• _Supplied material_:
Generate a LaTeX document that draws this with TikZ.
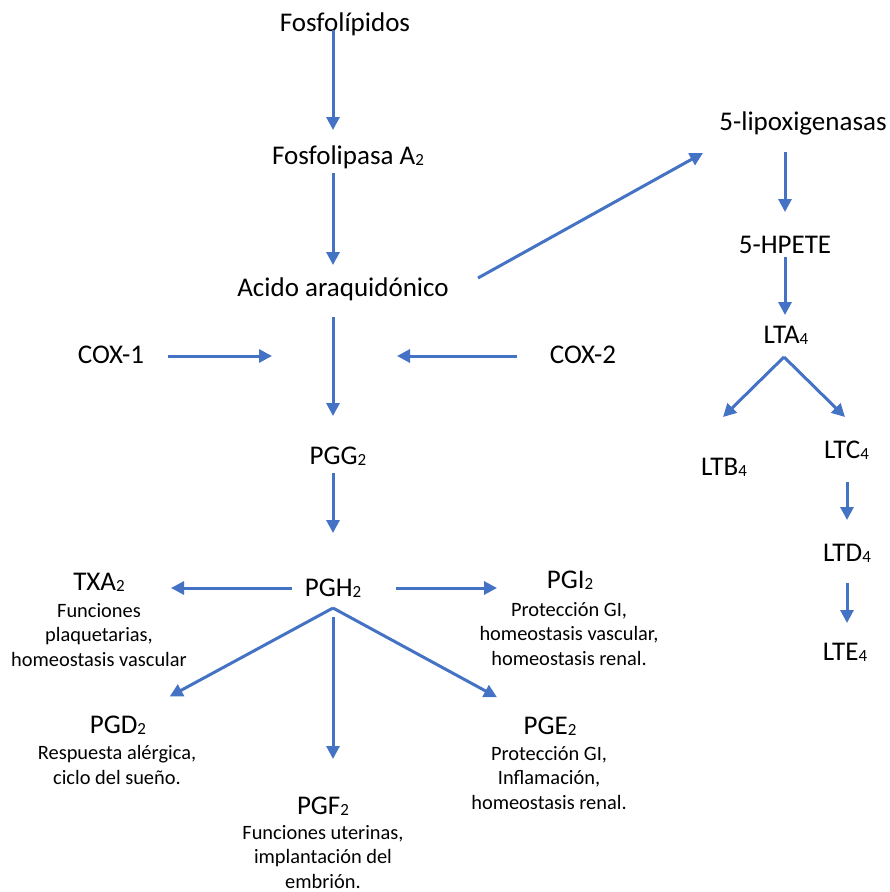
\documentclass[tikz,border=0pt]{standalone}
\usepackage{fontspec}
\setmainfont{Carlito}
\usetikzlibrary{arrows.meta}
\definecolor{arrblue}{HTML}{4472C4}
\newcommand{\sbs}[1]{\raisebox{-1pt}{\fontsize{17}{17}\selectfont #1}}
\begin{document}
\begin{tikzpicture}[x=1pt,y=-1pt,
  ttl/.style={inner sep=0pt,text height=17.4pt,text depth=0pt,font=\fontsize{27}{32}\selectfont},
  desc/.style={inner sep=0pt,align=center,font=\fontsize{20.4}{24.6}\selectfont},
  arr/.style={draw=arrblue,line width=3pt,-{Triangle[length=13pt,width=13pt]}}]
\useasboundingbox (0,0) rectangle (890,892);
% main column
\node[ttl] (fosfo) at (345,23) {Fosfolípidos};
\node[ttl] (lipasa) at (348,156) {Fosfolipasa A\sbs{2}};
\node[ttl] (acido) at (343,288) {Acido araquidónico};
\node[ttl] (cox1) at (111,355) {COX-1};
\node[ttl] (cox2) at (583,355) {COX-2};
\node[ttl] (pgg) at (338,456) {PGG\sbs{2}};
\node[ttl] (pgh) at (333,588) {PGH\sbs{2}};
\node[ttl] (txa) at (99,582) {TXA\sbs{2}};
\node[desc] (txad) at (99,635) {Funciones\\plaquetarias,\\homeostasis vascular};
\node[ttl] (pgi) at (570,580) {PGI\sbs{2}};
\node[desc] (pgid) at (569,634) {Protección GI,\\homeostasis vascular,\\homeostasis renal.};
\node[ttl] (pgd) at (118,724.5) {PGD\sbs{2}};
\node[desc] (pgdd) at (117,765) {Respuesta alérgica,\\ciclo del sueño.};
\node[ttl] (pge) at (550,726) {PGE\sbs{2}};
\node[desc] (pged) at (549,778) {Protección GI,\\Inflamación,\\homeostasis renal.};
\node[ttl] (pgf) at (323,806) {PGF\sbs{2}};
\node[desc] (pgfd) at (323,857) {Funciones uterinas,\\implantación del\\embrión.};
% leukotriene branch
\node[ttl] (lipox) at (803,122) {5-lipoxigenasas};
\node[ttl] (hpete) at (785,245) {5-HPETE};
\node[ttl] (lta) at (786,335) {LTA\sbs{4}};
\node[ttl] (ltb) at (724,467) {LTB\sbs{4}};
\node[ttl] (ltc) at (846.5,450) {LTC\sbs{4}};
\node[ttl] (ltd) at (847,553) {LTD\sbs{4}};
\node[ttl] (lte) at (845,652) {LTE\sbs{4}};
\coordinate (cox1end) at (272,356);
\coordinate (cox2end) at (397,356);
% connectors
\draw[arr,shorten <=7pt,shorten >=26pt] (fosfo.center -| pgh.center) -- (lipasa.center -| pgh.center);
\draw[arr,shorten <=17pt,shorten >=23pt] (lipasa.center -| pgh.center) -- (acido.center -| pgh.center);
\draw[arr,shorten <=29pt,shorten >=40pt] (acido.center -| pgh.center) -- (pgg.center -| pgh.center);
\draw[arr,shorten <=17pt,shorten >=55pt] (pgg.center -| pgh.center) -- (pgh.center);
\draw[arr,shorten <=57pt] (cox1.center |- cox1end) -- (cox1end);
\draw[arr,shorten <=66pt] (cox2.center |- cox2end) -- (cox2end);
\draw[arr,shorten <=41pt,shorten >=72pt] (pgh.center) -- (pgh.center -| txa.center);
\draw[arr,shorten <=63pt,shorten >=73pt] (pgh.center) -- (pgh.center -| pgi.center);
\draw[arr,shorten >=58.8pt] ([yshift=-20pt]pgh.center) -- (pgd.center);
\draw[arr,shorten >=60.4pt] ([yshift=-20pt]pgh.center) -- (pge.center);
\draw[arr,shorten <=29pt,shorten >=47pt] (pgh.center) -- (pgh.center |- pgf.center);
\draw[arr] ([xshift=135pt,yshift=10pt]acido.center) -- ([xshift=-100pt,yshift=-31pt]lipox.center);
\draw[arr,shorten <=30pt,shorten >=33pt] (lipox.center -| hpete.center) -- (hpete.center);
\draw[arr,shorten <=12pt,shorten >=20pt] (hpete.center) -- (lta.center -| hpete.center);
\draw[arr] ([xshift=-2pt,yshift=-22pt]lta.center) -- ([xshift=-1pt,yshift=50pt]ltb.center);
\draw[arr] ([xshift=-2pt,yshift=-22pt]lta.center) -- ([xshift=-1.5pt,yshift=33pt]ltc.center);
\draw[arr,shorten <=32pt,shorten >=33pt] (ltc.center -| ltd.center) -- (ltd.center);
\draw[arr,shorten <=30pt,shorten >=29pt] (ltd.center) -- (lte.center -| ltd.center);
\end{tikzpicture}
\end{document}
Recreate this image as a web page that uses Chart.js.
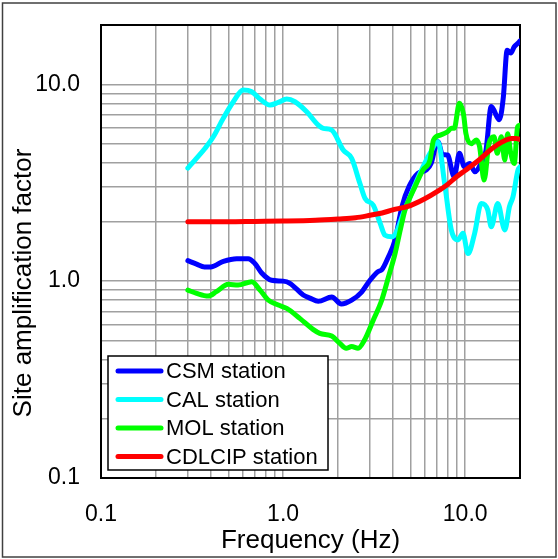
<!DOCTYPE html>
<html>
<head>
<meta charset="utf-8">
<title>Site amplification factor</title>
<script src="https://cdn.jsdelivr.net/npm/chart.js@4.4.1/dist/chart.umd.min.js"></script>
<style>
  html, body { margin: 0; padding: 0; background: #fff; }
  #chart { display: block; }
</style>
</head>
<body>
<canvas id="chart" width="558" height="559"></canvas>
<script>
// values (Hz, amplification)
var csmFreq = [0.30, 0.335, 0.37, 0.40, 0.47, 0.556, 0.643, 0.70, 0.763, 0.865, 1.0, 1.09, 1.29, 1.405, 1.56, 1.85, 2.09, 2.38, 2.70, 3.0, 3.33, 3.48, 3.79, 4.12, 4.5, 4.92, 5.5, 6.1, 6.5, 6.9, 7.09, 7.5, 8.0, 8.7, 9.3, 9.9, 10.6, 11.3, 12.2, 13.0, 13.9, 15.4, 16.2, 17.0, 17.8, 18.6, 19.4, 20];
var csmAmp = [1.27, 1.22, 1.18, 1.18, 1.26, 1.30, 1.30, 1.23, 1.10, 1.01, 1.0, 0.975, 0.85, 0.82, 0.79, 0.83, 0.765, 0.80, 0.88, 1.01, 1.12, 1.14, 1.33, 1.62, 2.4, 3.03, 3.53, 3.67, 3.96, 4.9, 5.1, 4.4, 4.37, 3.39, 4.46, 3.81, 3.96, 3.59, 3.96, 4.6, 7.7, 6.6, 8.6, 14.9, 14.4, 15.5, 16.1, 16.6];

var calFreq = [0.30, 0.328, 0.373, 0.414, 0.469, 0.533, 0.604, 0.673, 0.747, 0.847, 0.941, 1.047, 1.162, 1.348, 1.561, 1.663, 1.85, 2.14, 2.38, 2.64, 2.82, 3.13, 3.41, 3.63, 3.95, 4.2, 4.57, 4.98, 5.65, 6.41, 7.09, 7.71, 8.39, 9.12, 9.72, 10.36, 11.27, 12.25, 13.3, 13.9, 15.1, 16.5, 17.5, 18.3, 19.5, 20];
var calAmp = [3.75, 4.12, 4.73, 5.41, 6.71, 8.15, 9.34, 9.16, 8.41, 7.84, 8.09, 8.41, 8.15, 7.25, 6.2, 5.97, 5.85, 4.63, 4.2, 3.14, 2.63, 2.43, 1.97, 1.71, 1.68, 1.78, 2.21, 2.68, 3.53, 4.46, 5.1, 3.14, 1.82, 1.62, 1.75, 1.38, 1.75, 2.48, 2.3, 1.89, 2.48, 1.82, 2.39, 2.68, 3.67, 3.8];

var molFreq = [0.30, 0.335, 0.388, 0.43, 0.50, 0.566, 0.673, 0.747, 0.83, 0.941, 1.047, 1.235, 1.46, 1.59, 1.85, 2.05, 2.22, 2.38, 2.58, 2.8, 3.13, 3.48, 3.79, 4.12, 4.4, 4.67, 5.2, 5.86, 6.41, 6.7, 7.3, 8.0, 8.4, 8.7, 9.3, 9.8, 10.1, 10.8, 11.5, 12.0, 12.7, 13.5, 14.4, 15.0, 15.8, 16.5, 17.1, 17.8, 18.6, 19.4, 20];
var molAmp = [0.90, 0.867, 0.84, 0.884, 0.963, 0.955, 0.993, 0.90, 0.80, 0.756, 0.727, 0.647, 0.569, 0.543, 0.526, 0.483, 0.456, 0.465, 0.456, 0.502, 0.635, 0.80, 1.05, 1.38, 1.82, 2.30, 2.90, 3.67, 4.12, 5.21, 5.52, 5.74, 5.97, 5.97, 8.0, 7.0, 5.6, 4.99, 5.21, 4.81, 3.26, 4.99, 5.41, 4.46, 5.41, 4.12, 5.6, 4.46, 3.96, 6.08, 6.2];

var cdlFreq = [0.3, 0.5, 0.7, 1.0, 1.5, 2.0, 2.5, 3.0, 3.5, 4.0, 5.0, 6.0, 7.0, 8.0, 9.0, 10.0, 12.0, 14.0, 16.0, 18.0, 19.0, 20];
var cdlAmp = [2.0, 2.0, 2.01, 2.02, 2.04, 2.07, 2.1, 2.16, 2.22, 2.30, 2.42, 2.62, 2.85, 3.1, 3.4, 3.65, 4.15, 4.7, 5.1, 5.3, 5.3, 5.25];

var seriesNames = ['CSM station', 'CAL station', 'MOL station', 'CDLCIP station'];
var seriesColors = ['#0000ff', '#00ffff', '#00ff00', '#ff0000'];

var xTickValues = [0.1, 1, 10];
var xTickLabels = ['0.1', '1.0', '10.0'];
var yTickValues = [0.1, 1, 10];
var yTickLabels = ['0.1', '1.0', '10.0'];
var xTitle = 'Frequency (Hz)';
var yTitle = 'Site amplification factor';

var FONT = '"Liberation Sans", Arial, sans-serif';

function pairs(xs, ys) {
    return xs.map(function (x, i) { return { x: x, y: ys[i] }; });
}

// 1..9 x 10^n grid lines inside [min, max]
function logGrid(min, max) {
    var out = [];
    for (var d = 0.1; d <= max; d *= 10) {
        for (var m = 1; m < 10; m++) {
            var v = +(m * d).toPrecision(3);
            if (v >= min && v <= max) out.push(v);
        }
    }
    return out;
}

function labelFor(values, labels) {
    return function (v) {
        for (var i = 0; i < values.length; i++) {
            if (Math.abs(v - values[i]) < 1e-9) return labels[i];
        }
        return '';
    };
}

function makeSet(i, xs, ys, order) {
    return {
        label: seriesNames[i],
        data: pairs(xs, ys),
        borderColor: seriesColors[i],
        backgroundColor: seriesColors[i],
        borderWidth: 5,
        pointRadius: 0,
        fill: false,
        cubicInterpolationMode: 'monotone',
        borderCapStyle: 'round',
        borderJoinStyle: 'round',
        order: order
    };
}

var framePlugin = {
    id: 'frame',
    beforeDraw: function (chart) {
        var ctx = chart.ctx;
        ctx.save();
        ctx.fillStyle = '#fff';
        ctx.fillRect(0, 0, chart.width, chart.height);
        ctx.strokeStyle = '#404040';
        ctx.lineWidth = 1.5;
        ctx.strokeRect(2.5, 3, 553.5, 554);
        ctx.restore();
    },
    beforeDatasetsDraw: function (chart) {
        var a = chart.chartArea, ctx = chart.ctx;
        ctx.save();
        ctx.strokeStyle = '#000';
        ctx.lineWidth = 2;
        ctx.strokeRect(a.left, a.top, a.right - a.left, a.bottom - a.top);
        ctx.restore();
    },
    afterDraw: function (chart) {
        var ctx = chart.ctx, a = chart.chartArea;
        ctx.save();
        ctx.fillStyle = '#000';
        ctx.font = '26px ' + FONT;
        ctx.textAlign = 'center';
        ctx.textBaseline = 'middle';
        ctx.fillText(xTitle, (a.left + a.right) / 2, 541);
        ctx.translate(24, 283);
        ctx.rotate(-Math.PI / 2);
        ctx.fillText(yTitle, 0, 0);
        ctx.restore();

        // legend box inside the plot
        ctx.save();
        ctx.fillStyle = '#fff';
        ctx.fillRect(108, 356, 220, 114);
        ctx.strokeStyle = '#000';
        ctx.lineWidth = 1.5;
        ctx.strokeRect(108, 356, 220, 114);
        ctx.font = '22px ' + FONT;
        ctx.textAlign = 'left';
        ctx.textBaseline = 'middle';
        chart.data.datasets.forEach(function (ds, i) {
            var y = 371 + i * 28.5;
            ctx.strokeStyle = ds.borderColor;
            ctx.lineWidth = 5;
            ctx.lineCap = 'round';
            ctx.beginPath();
            ctx.moveTo(118, y);
            ctx.lineTo(161, y);
            ctx.stroke();
            ctx.fillStyle = '#000';
            ctx.fillText(ds.label, 166, y + 1);
        });
        ctx.restore();
    }
};

var gridX = logGrid(0.1, 20);
var gridY = logGrid(0.1, 20);

var ctx = document.getElementById('chart').getContext('2d');
var ampChart = new Chart(ctx, {
    type: 'line',
    data: {
        datasets: [
            makeSet(0, csmFreq, csmAmp, 3),
            makeSet(1, calFreq, calAmp, 2),
            makeSet(2, molFreq, molAmp, 1),
            makeSet(3, cdlFreq, cdlAmp, 0)
        ]
    },
    options: {
        responsive: false,
        animation: false,
        layout: { padding: { top: 25, right: 38, bottom: 0, left: 0 } },
        scales: {
            x: {
                type: 'logarithmic',
                min: 0.1,
                max: 20,
                afterBuildTicks: function (s) { s.ticks = gridX.map(function (v) { return { value: v }; }); },
                afterFit: function (s) {
                    s.height = 81;
                    s.paddingLeft = 0; s.paddingRight = 0;
                },
                grid: { color: '#a0a0a0', lineWidth: 1.5, drawTicks: false },
                border: { display: false },
                ticks: {
                    autoSkip: false, maxRotation: 0, minRotation: 0, padding: 23,
                    color: '#000', font: { family: FONT, size: 23 },
                    callback: labelFor(xTickValues, xTickLabels)
                }
            },
            y: {
                type: 'logarithmic',
                min: 0.1,
                max: 20,
                afterBuildTicks: function (s) { s.ticks = gridY.map(function (v) { return { value: v }; }); },
                afterFit: function (s) {
                    s.width = 101;
                    s.paddingTop = 0; s.paddingBottom = 0;
                },
                grid: { color: '#a0a0a0', lineWidth: 1.5, drawTicks: false },
                border: { display: false },
                ticks: {
                    autoSkip: false, padding: 21,
                    color: '#000', font: { family: FONT, size: 23 },
                    callback: labelFor(yTickValues, yTickLabels)
                }
            }
        },
        plugins: {
            legend: { display: false },
            tooltip: { enabled: false }
        }
    },
    plugins: [framePlugin]
});
</script>
</body>
</html>
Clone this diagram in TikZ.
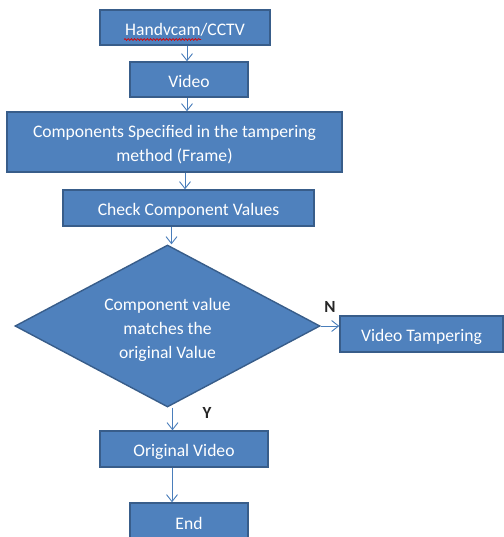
\documentclass[tikz,border=0pt]{standalone}
\usepackage{fontspec}
\setmainfont{Carlito}
\usetikzlibrary{shapes.geometric,arrows.meta,decorations.pathmorphing}
\definecolor{boxfill}{HTML}{4F81BD}
\definecolor{boxline}{HTML}{385D8A}
\definecolor{arrowline}{HTML}{4A7EBB}
% set text a little below the optical centre of its box, keeping the box size
\newcommand\boxtext[1]{\raisebox{-3pt}[\height][\depth]{\begin{tabular}{@{}c@{}}#1\end{tabular}}}
\tikzset{
  stepbox/.style={draw=boxline, line width=1.4pt, fill=boxfill, text=white,
    font=\fontsize{17.6}{23.8}\selectfont, inner sep=0pt, align=center},
  decision/.style={diamond, draw=boxline, line width=1.4pt, fill=boxfill, text=white,
    font=\fontsize{17.6}{23.8}\selectfont, inner sep=0pt, align=center},
  flow/.style={draw=arrowline, line width=0.9pt,
    -{Straight Barb[length=7pt,width=11pt,line width=0.9pt]}},
  branch/.style={font=\bfseries\fontsize{17}{19}\selectfont, text=black!85}
}
\begin{document}
\begin{tikzpicture}[x=1pt,y=-1pt]
\useasboundingbox (0,0) rectangle (503,537);

\node[stepbox, minimum width=170, minimum height=35] (hand) at (185,27.5) {\boxtext{Handvcam/CCTV}};
\node[stepbox, minimum width=118, minimum height=35] (vid) at (189,79.5) {\boxtext{Video}};
\node[stepbox, minimum width=335, minimum height=60] (comp) at (174.5,142)
  {\boxtext{Components Specified in the tampering\\method (Frame)}};
\node[stepbox, minimum width=251, minimum height=36] (check) at (188.5,208) {\boxtext{Check Component Values}};
\node[decision, minimum width=305, minimum height=162, aspect=1.88] (dia) at (167.5,326)
  {\raisebox{-4pt}[\height][\depth]{\begin{tabular}{@{}c@{}}Component value\\matches the\\original Value\end{tabular}}};
\node[stepbox, minimum width=163, minimum height=36] (tamp) at (421.5,334) {\boxtext{Video Tampering}};
\node[stepbox, minimum width=168, minimum height=36] (orig) at (184,449) {\boxtext{Original Video}};
\node[stepbox, minimum width=118, minimum height=37] (fin) at (189,521.5) {\boxtext{End}};

% spell-check underline beneath the first word
\coordinate (wavyL) at (124,39.5);
\coordinate (wavyR) at (201,39.5);
\draw[red!85!black, line width=0.7pt, decorate,
  decoration={snake, amplitude=0.9pt, segment length=3.2pt}] (wavyL) -- (wavyR);

% connectors
\draw[flow] ([xshift=2pt]hand.south) -- ([xshift=-2pt]vid.north);
\draw[flow] ([xshift=-2pt]vid.south) -- ([xshift=12.5pt]comp.north);
\draw[flow] ([xshift=10.5pt]comp.south) -- ([xshift=-3.5pt]check.north);
\draw[flow] ([xshift=-17pt]check.south) -- ([xshift=4pt]dia.north);
\draw[flow] (dia.east) -- (dia.east -| tamp.west);
\draw[flow] ([xshift=5pt]dia.south) -- ([xshift=5pt]dia.south |- orig.north);
\draw[flow] ([xshift=-12pt]orig.south) -- ([xshift=-17pt]fin.north);

\node[branch] (nlab) at (330,307) {N};
\node[branch] (ylab) at (207,413) {Y};
\end{tikzpicture}
\end{document}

• _Instructions to follow_: Pick each line holding the word "this" out of the listing.

• _Solved problem_:
Generate a LaTeX document that draws this with TikZ.
Recreate this image as a web page that uses Chart.js.
Clone this diagram in TikZ.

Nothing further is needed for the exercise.